Ninety eight per cent of calls referred from the government’s Covid Fraud Hotline are not being pursued as active investigations, ministers have revealed.

Almost two years on from the scheme’s inception, only 103 investigations are still ongoing from the 5,124 actionable calls made to the hotline, just two percent of the total tip-offs the government received.

Established in 2022, the scheme was described by then Chancellor Rishi Sunak as: “Clearly criminals have sought to exploit our support schemes. We’re going to do everything we can to get that money back and go after those who took advantage of the pandemic.”
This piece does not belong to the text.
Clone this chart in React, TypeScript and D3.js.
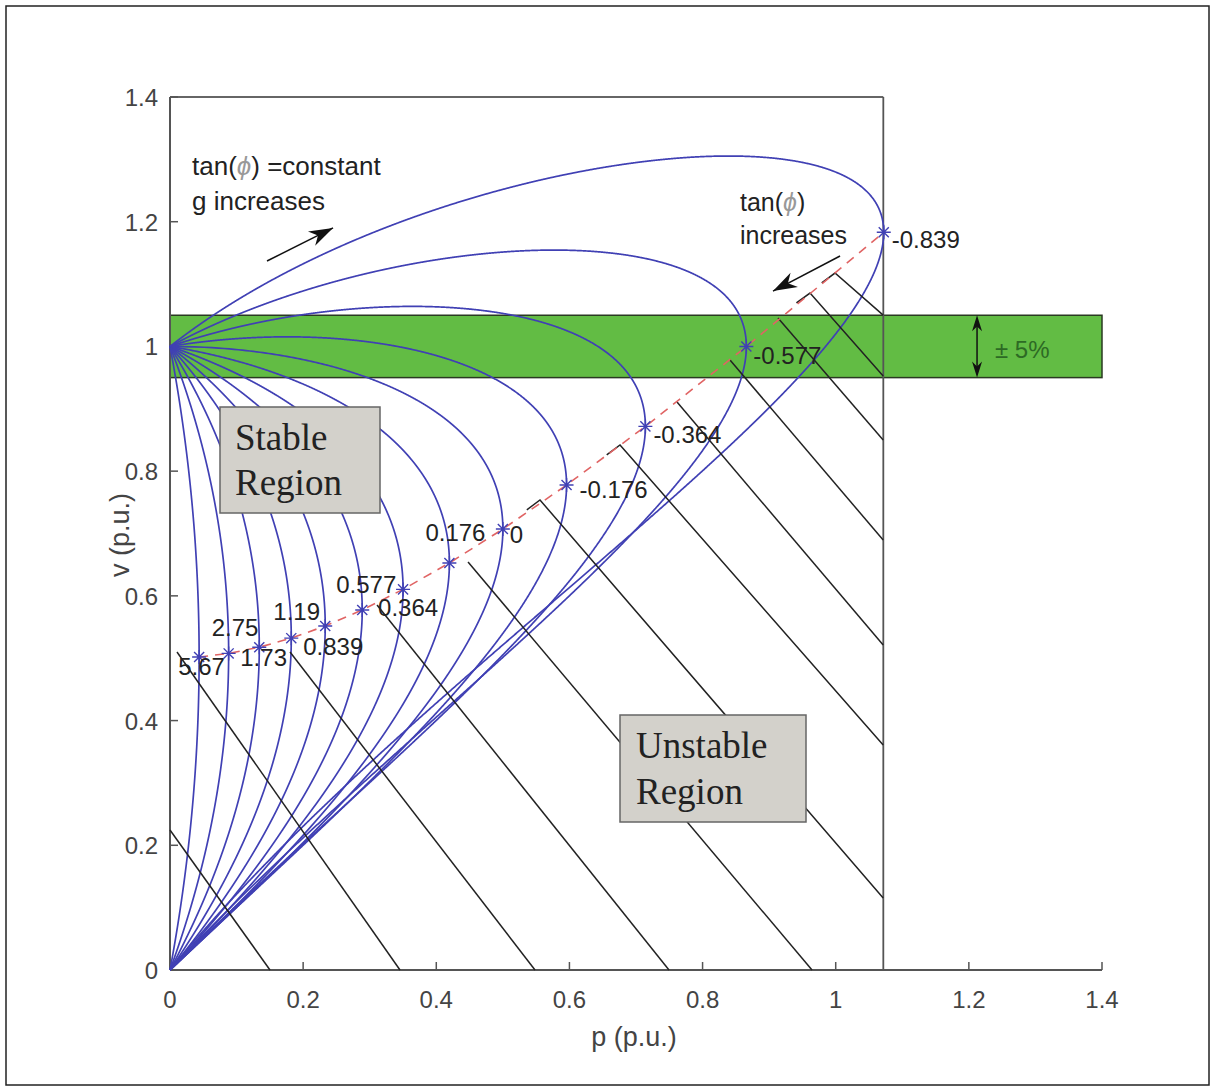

The newly revealed total of just 103 ongoing investigations represents just 1 in 50 of the referrals arising from calls to the Covid Fraud Hotline by concerned members of the public. This tiny proportion of cases sits within the backdrop of an estimated £7.2 billion of public money estimated to have been lost to Covid-related fraud according to House of Commons Library analysis of government reports.

The Hotline was established in October 2020 as a joint initiative between the Cabinet Office and the independent charity Crimestoppers, with members of the public invited to call anonymously and free of charge to report suspected fraudulent activity.

At the time, Minister Julia Lopez said: “We cannot let criminals profit from the COVID crisis, as every pound stolen by fraudsters could be invested in our vital public services.”

Now the Cabinet Office has been forced to disclose that only twenty operations arising from referrals are still being pursued by the National Investigation Service, while a further 83 reports are being investigated by the Insolvency Service.

Rishi Sunak has faced heavy criticism when he ignored warnings in March 2020 from Keith Morgan CBE, Chief Executive of the British Business Bank who warned that the ‘scheme is vulnerable to abuse by individuals and by participants in organized crime.’

The former Counter-Fraud Minister, Lord Agnew, resigned his position in January 2022 in protest at the writing-off of those losses from fraud and waste, criticising the Treasury under Rishi Sunak’s leadership as appearing “to have no knowledge of, or little interest in, the consequences of fraud to our economy or society”.

Labour’s Shadow Chancellor, Rachel Reeves, vowed at this year’s Labour Party Conference to “go after those who profited from the carnival of waste during the pandemic”, and announced plans to appoint a Covid Corruption Commissioner.

Designed to bring money back to other public services such as schools and hospitals, the Commissioner will be given powers to bring together agencies and direct efforts to recover fraudulently lost public funds and examine pandemic-related contracts line by line to ensure justice for taxpayers.

Darren Jones MP, Labour’s Chief Secretary to the Treasury, remarking on the new revelations said: “Billions of pounds of taxpayers’ money was lost to fraud and corruption during the pandemic on Rishi Sunak’s watch. And yet, the Conservatives are turning a blind eye and letting those responsible off the hook.

“Unlike this out of touch Conservative government, Labour understands the value of taxpayers’ money. That is why we will appoint a Covid Corruption Commissioner with the powers to get that money back and put it back where it is needed in our schools, hospitals and police.”